La felicidad no
solo resulta difícil de registrar (también se dice
que la vida es lo que pasa cuando te ocupas de hacer
otros planes) o medir, sino, sobre todo, de
pronosticar.
De hecho, diversos estudios sugieren que somos
incapaces en esencia de determinar qué nos hará
felices o infelices en un futuro, y mucho menos
hasta qué punto. O dicho de otro modo: quizá no se
trate tanto de perseguir la felicidad (o un ideal de
belleza) como de disfrutar de la que se nos
presenta.
La obsesión de los objetivos
Cada vez más evidencia sugiere que, en general,
estamos cada vez más obsesionados con el proceso de
alcanzar objetivos, metas y propósitos, y que por
ello es habitual que lograr el objetivo lleve
aparejada la sensación de anticlímax. Para combatir
esta desazón, entonces, nos fijamos otro objetivo,
acaso más ambicioso.
Una prueba de ello es que el uso de la frase
«perseguir objetivos» (goal pursuit) no apareció en
los libros escritos en inglés hasta 1950. Según
explica Adam Alter en su libro Irresistible, hasta
el siglo XIX ni siquiera existía una palabra precisa
para definir este concepto, que es sinónimo de
perfeccionismo. El perfeccionismo, hace un siglo,
aparecía en el 0,1 % de los libros publicados. Hoy
aparece en el 5 % del total de libros. Adler resume
así:
Como la maldición que condenó a Sísifo a empujar una
roca cuesta arriba en una montaña eternamente,
cuesta no preguntarse si los grandes objetivos de la
vida no son, por naturaleza, una gran fuente de
frustración, ya sea porque debes afrontar el
anticlímax del éxito o la decepción del fracaso.

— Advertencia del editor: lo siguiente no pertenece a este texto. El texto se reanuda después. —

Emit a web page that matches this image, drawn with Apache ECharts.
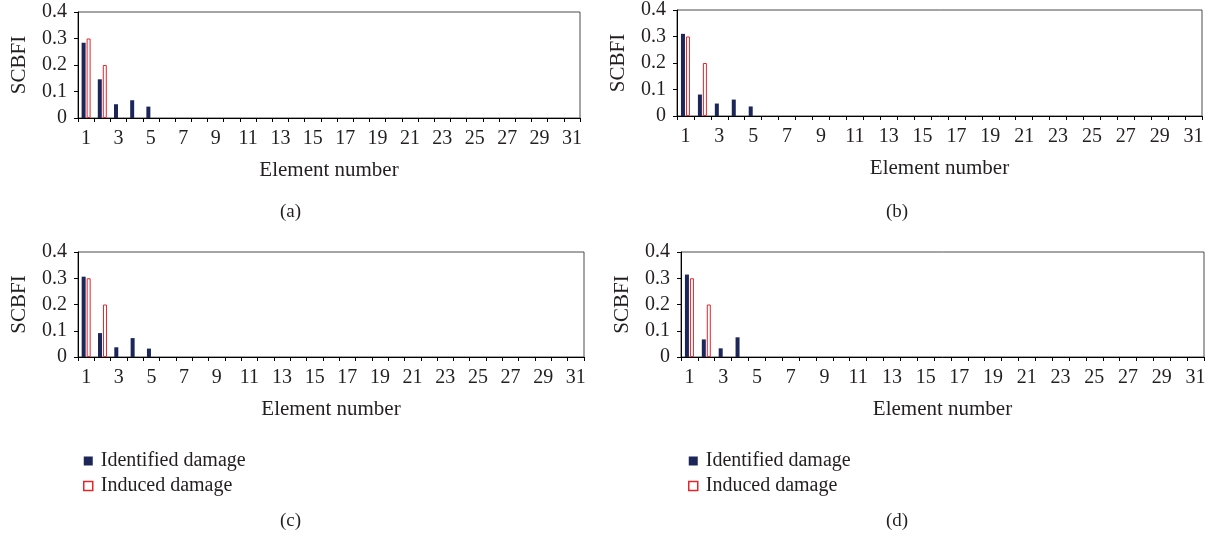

Todo esto cobra ahora más relevancia que nunca
porque tenemos razones sólidas para creer que
vivimos en una era sin precedentes, en la que impera
la cultura del objetivo, protagonizada por el
perfeccionismo adictivo, la autoevaluación, largas
jornadas trabajando y pocas disfrutando de nuestro
tiempo.
Perseguir objetivos y limar nuestros defectos no es
necesariamente malo, el problema es fijar estos
objetivos como prioritarios o, peor aún, como
bálsamo de una futura felicidad.
Lo que ocurre realmente con la persecución
consecutiva de objetivos es que se dedica mucho más
tiempo a ello que a disfrutar del éxito cosechado.
Incluso al obtenerse el objetivo, el éxito es breve,
tal y como escribió el experto en el comportamiento
humano Oliver Burkeman:
Cuando ves la vida como una sucesión de metas que
alcanzar, te encuentras en un «estado de fracaso
cuasi permanente». Pasas la mayor parte del tiempo
alejado de lo que has definido como la encarnación
del logro o del éxito. Y, en el caso de que lo
alcances, sentirás que habrás perdido aquello que te
proporcionaba un sentido de propósito, así que lo
que harás será establecer un nuevo objetivo y
empezar de nuevo.
El horizonte difuso
Marcarse objetivos a largo plazo también está
condenado al fracaso en el sentido de que somos
incapaces de pronosticar cuán felices o infelices
nos hará algo. El psicólogo Daniel Kahneman, en su
libro Pensar rápido, pensar despacio, ofreció
cuestionarios a 119 estudiantes que incluían
preguntas sobre lo felices que creían que eran los
tetrapléjicos.
Los resultados demostraron que tenemos una idea
preconcebida equivocada acerca de cómo se siente la
gente en determinadas circunstancias si no las
conocemos de primera mano: los que conocían a
parapléjicos (amigos y familiares) los consideraban
más felices que quienes no los conocían.
Los que mejor describían la realidad de tales
pacientes eran, naturalmente, los que mejor los
conocían. Es decir, que los tetrapléjicos eran más
felices de lo que se creía.
Habida cuenta de nuestra incapacidad para ser
futurólogos solventes, lo más apropiado parece
centrarse en el presente. Concentrarnos en lo que
hacemos cotidianamente es como lo propone el
psicólogo Daniel Goleman en su libro Focus:
Las personas que logran un máximo rendimiento (ya
sea en la educación, los negocios, el deporte o las
artes) utilizan intuitivamente formas de
focalización y de atención plena. El quid no está en
practicar la concentración durante muchas horas,
sino en la forma como prestamos atención a lo que
hacemos y como absorbemos los feedbacks para
autocorregirnos.
En definitiva, ser conscientes de nuestro presente,
es decir, tener la mente en lo que uno está
haciendo, y abrir los ojos para contemplar la
belleza que nos rodea con curiosidad e interés, en
vez de pasarnos todo el tiempo soñando despiertos a
propósito de una belleza idealizada e incalcanzable.